Authors: TIAN LAN*, University College London, Justin van Dijk, University College London, Paul Longley, University College London
Topics: Regional Geography, Migration, Population Geography
Keywords: Geodemographics, surname analysis, inter-generational migration, inequalities
Session Type: Paper
Presentation File: No File Uploaded
The distinctive geographic origins of surnames and local and regional heterogeneity in their mixes render them useful, yet under-researched, indicators of the demographic and socio-economic profiles of neighbourhoods. This paper takes a long-term historical perspective upon this phenomenon in order to investigate the present-day outcomes of inter-generational migration of family groups in England. We first define surname geographies according to their local, regional, national and international extents by measuring concentrations of their occurrences in the 1881 Census of Population. Using a near-complete database comprising names and addresses of all adults in the UK, we assign each member of the 2016 English population to one of four surname groups based upon local, regional, national or international origins.

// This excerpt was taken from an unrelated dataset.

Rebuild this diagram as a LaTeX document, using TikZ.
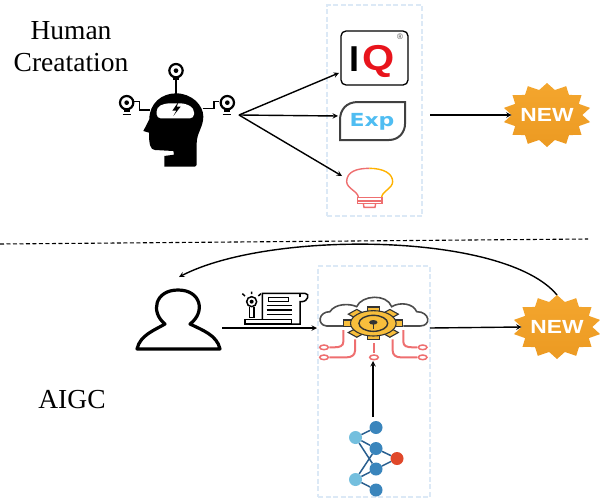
\documentclass[tikz,border=0pt]{standalone}
\usepackage{fontspec}
\setmainfont{Liberation Serif}
\newfontfamily\logofont{Liberation Sans}
\newfontfamily\expfont{DejaVu Sans}
\usetikzlibrary{arrows, backgrounds, shapes.geometric}
\definecolor{badge-orange}{HTML}{F4A62E}
\definecolor{badge-dark}{HTML}{EC9A22}
\definecolor{frame-blue}{HTML}{DCE9F6}
\definecolor{exp-blue}{HTML}{4FBDF2}
\definecolor{iq-red}{HTML}{E8141C}
\definecolor{gear-yellow}{HTML}{F8BE3C}
\definecolor{circuit-red}{HTML}{EE6F70}
\definecolor{net-dark}{HTML}{3A85BC}
\definecolor{net-light}{HTML}{74BFDE}
\definecolor{net-red}{HTML}{E0482A}
\definecolor{net-edge}{HTML}{2A5F8F}
\tikzset{
  link/.style={
    draw, ->, >=stealth, color=black, line width=1.4pt
  },
  groupframe/.style={
    draw=frame-blue, dash pattern=on 5pt off 2.5pt, line width=1.5pt
  },
  caption/.style={
    font=\fontsize{27.5}{32}\selectfont, align=center, inner sep=0pt
  },
  burst/.style={
    star, star points=14, star point ratio=1.25, minimum size=64pt,
    inner sep=0pt, outer sep=0pt, top color=badge-orange, bottom color=badge-dark,
    draw=none, xscale=1.38, transform shape
  },
  burstlabel/.style={
    font=\logofont\bfseries\fontsize{19}{19}\selectfont, text=white, inner sep=0pt,
    xscale=1.2, transform shape
  },
  netnode/.style={
    circle, minimum size=13pt, inner sep=0pt, fill=net-dark
  },
  netedge/.style={
    draw=net-edge, line width=1.5pt
  },
  wire/.style={
    draw=black, line width=1.5pt
  },
  pad/.style={
    draw=circuit-red, line width=1.5pt, fill=white
  },
  trace/.style={
    draw=circuit-red, line width=2pt
  },
  doc/.style={
    draw=black, line width=1.5pt
  }
}

\begin{document}
\begin{tikzpicture}[x=1pt, y=-1pt]
        \useasboundingbox (0,0) rectangle (600,498);

        % captions
        \node[caption] (human) at (71,47) {Human\\Creatation};
        \node[caption] (aigc) at (72,400) {AIGC};

        % separator
        \coordinate (sepleft) at (0,244);
        \coordinate (sepright) at (588,239);
        \draw[dash pattern=on 4pt off 2.5pt, line width=1.1pt] (sepleft) -- (sepright);

        % frames
        \node[groupframe, minimum width=95pt, minimum height=211pt, inner sep=0pt] (topframe) at (374.5,110.5) {};
        \node[groupframe, minimum width=112pt, minimum height=231pt, inner sep=0pt] (bottomframe) at (374,381.5) {};

        % head with three bulbs
        \begin{scope}[shift={(100,0)}, scale=1/3]
          \fill[black] (193,500) -- (193,468) -- (222,464) -- (220,453) -- (165,450)
            .. controls (150,450) and (147,430) .. (147,398) -- (130,393) -- (148,358)
            .. controls (148,310) and (185,280) .. (228,280)
            .. controls (275,280) and (310,315) .. (310,350)
            .. controls (310,380) and (290,400) .. (290,430) -- (290,495) -- (285,500) -- cycle;
          \fill[white, rounded corners=4pt] (170,355) -- (170,322) -- (195,310) -- (255,310) -- (282,325) -- (282,355) -- cycle;
          \fill[black] (237,303) -- (217,332) -- (229,332) -- (220,348) -- (242,320) -- (230,320) -- cycle;
          \draw[wire] (228,240) -- (228,282);
          \draw[wire] (150,330) -- (118,330) -- (118,305) -- (103,305);
          \draw[wire] (308,325) -- (342,325) -- (342,305) -- (358,305);
          \foreach \bx/\by in {228/212, 80/308, 382/308} {
            \draw[black, line width=2.2pt] (\bx,\by) circle (20);
            \fill[black] (\bx,\by) circle (7);
            \fill[black] (\bx-9,\by+17) rectangle (\bx+9,\by+28);
          }
          \draw[black, line width=1.5pt] (68,344) -- (92,344);
          \draw[black, line width=1.5pt] (368,344) -- (392,344);
        \end{scope}
        \coordinate (headtip) at (239,115);

        % IQ logo
        \node[draw=black, line width=1.3pt, rounded corners=5pt, minimum width=67pt, minimum height=54pt, inner sep=0pt, outer sep=2pt] (iq) at (374.5,58) {};
        \node[font=\logofont\bfseries\fontsize{36}{36}\selectfont, inner sep=0pt] (iqi) at (354.5,59) {I};
        \node[font=\logofont\bfseries\fontsize{36}{36}\selectfont, text=iq-red, inner sep=0pt, xscale=1.15, transform shape] (iqq) at (379,61) {Q};
        \node[font=\logofont\fontsize{8}{8}\selectfont, text=black!70, inner sep=0pt] (iqr) at (400,36.5) {\textregistered};

        % Exp logo
        \draw[draw=black!75, line width=2pt] (405,102) -- (358,102)
          .. controls (346,102) and (340,110) .. (340,120) -- (340,140) -- (389,140)
          .. controls (399,140) and (405,132) .. (405,124) -- cycle;
        \node[font=\expfont\bfseries\fontsize{18}{18}\selectfont, text=exp-blue, inner sep=0pt, xscale=1.22, transform shape] (exp) at (372,122) {Exp};
        \coordinate (exptip) at (338,116);
        \coordinate (expout) at (430,115);

        % bulb
        \begin{scope}[shift={(100,0)}, scale=1/3]
          \draw[circuit-red, line width=1.4pt] (808,505) .. controls (770,505) and (740,515) .. (740,545)
            .. controls (740,565) and (775,575) .. (775,592);
          \draw[orange!60!yellow, line width=1.4pt] (808,505) .. controls (850,505) and (878,520) .. (878,545)
            .. controls (878,565) and (845,575) .. (845,592);
          \draw[circuit-red, line width=1.4pt] (773,592) rectangle (846,603) (773,603) rectangle (846,610);
          \draw[circuit-red, line width=1.4pt] (790,610) -- (792,622) -- (825,622) -- (827,610);
        \end{scope}
        \coordinate (bulbtip) at (342,176);

        % top badge
        \node[burst] (newone) at (547,115) {};
        \node[burstlabel] (newonetext) at (547,115) {NEW};

        % user
        \draw[black, line width=3.2pt, line join=round] (137,349) .. controls (140,335) and (155,330) .. (165,324)
          .. controls (150,312) and (155,290) .. (178,290)
          .. controls (201,290) and (206,312) .. (190,324)
          .. controls (202,330) and (217,335) .. (220,349) -- cycle;
        \coordinate (userout) at (222,328);
        \coordinate (usertip) at (179,277);

        % document with key
        \begin{scope}[shift={(130,260)}, scale=1/3]
          \draw[doc] (365,125) circle (15);
          \fill[black] (365,125) circle (6);
          \draw[doc] (358,140) -- (358,172) -- (372,172) -- (372,140);
          \draw[doc] (345,108) -- (337,101) (365,102) -- (365,95) (385,108) -- (393,101);
          \draw[doc] (345,178) rectangle (485,192);
          \draw[doc] (397,178) -- (397,100) -- (525,100)
            .. controls (540,100) and (535,125) .. (515,125) -- (510,125) -- (510,192) -- (485,192);
          \draw[doc] (510,110) -- (510,100);
          \draw[doc] (415,112) rectangle (475,125);
          \foreach \ly in {137, 150, 163} {
            \draw[doc] (410,\ly) -- (487,\ly);
          }
        \end{scope}

        % cloud with gear and circuit
        \begin{scope}[shift={(130,260)}, scale=1/3]
          \draw[black!70, line width=1.6pt] (640,198) -- (590,198)
            .. controls (560,195) and (565,155) .. (600,155)
            .. controls (615,130) and (660,130) .. (680,140)
            .. controls (695,105) and (770,100) .. (785,140)
            .. controls (810,125) and (850,130) .. (860,155)
            .. controls (900,155) and (905,198) .. (870,198) -- (820,198);
          \begin{scope}[shift={(730,190)}, xscale=1.8]
            \foreach \a in {0,45,...,315} {
              \draw[fill=gear-yellow, draw=black!80, line width=1.1pt, rotate=\a] (-10,-49) rectangle (10,-32);
            }
            \draw[fill=gear-yellow, draw=black!80, line width=1.1pt] (0,0) circle (38);
            \draw[draw=black!80, line width=1.4pt] (0,0) circle (24);
            \fill[black!80] (0,-3) circle (7);
            \draw[black!80, line width=1.4pt] (0,-3) -- (0,16);
          \end{scope}
          \draw[trace] (640,210) -- (640,245) .. controls (640,258) and (630,262) .. (612,262) -- (598,262);
          \draw[trace] (675,238) -- (675,272) .. controls (675,285) and (665,292) .. (650,292) -- (598,292);
          \draw[trace] (732,250) -- (732,278);
          \draw[trace] (820,210) -- (820,245) .. controls (820,258) and (830,262) .. (848,262) -- (862,262);
          \draw[trace] (788,238) -- (788,272) .. controls (788,285) and (798,292) .. (812,292) -- (862,292);
          \foreach \px/\py in {582/262, 582/292, 732/292, 878/262, 878/292} {
            \draw[pad] (\px,\py) ellipse (13 and 7);
          }
        \end{scope}
        \coordinate (cloudin) at (317,328);
        \coordinate (cloudout) at (430,328);
        \coordinate (cloudbottom) at (373,361);

        % small network
        \node[netnode] (n1) at (376,427.5) {};
        \node[netnode] (n2) at (376,448.5) {};
        \node[netnode] (n3) at (376,469) {};
        \node[netnode] (n4) at (376,490) {};
        \node[netnode, fill=net-light] (l1) at (355.5,437.5) {};
        \node[netnode, fill=net-light] (l2) at (355.5,479.5) {};
        \node[netnode, fill=net-red] (r1) at (397,458.5) {};
        \foreach \a/\b in {l1/n1, l1/n2, l1/n3, l2/n2, l2/n3, l2/n4, n2/r1, n3/r1} {
          \draw[netedge] (\a) -- (\b);
        }
        \coordinate (netout) at (373,417);

        % bottom badge
        \node[burst] (newtwo) at (557,327) {};
        \node[burstlabel] (newtwotext) at (557,327) {NEW};

        % connectors
        \draw[link] (headtip) -- (iq);
        \draw[link] (headtip) -- (exptip);
        \draw[link] (headtip) -- (bulbtip);
        \draw[link] (expout) -- (newone.west);
        \draw[link] (userout) -- (cloudin);
        \draw[link] (cloudout) -- (newtwo.west);
        \draw[link] (netout) -- (cloudbottom);
        \draw[link] (newtwo.north) .. controls (505,232) and (270,230) .. (usertip);
      \end{tikzpicture}
\end{document}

We then use segregation analysis and geodemographic profiling in order to characterise the mixture of groups, not using conventional measures of ethnicity, but rather according to the probable length of family establishment in localities. The results indicate the existence of a platial hierarchy in which larger conurbations such as London and Manchester have a more diverse surname mixture than other areas in the country. Furthermore, after cross-tabulating the degrees of mixture with the 2011 UK Output Area Classification, our preliminary results suggest a link between contemporary mixtures of the local, regional, national and international surnames and a number of present-day social and economic issues.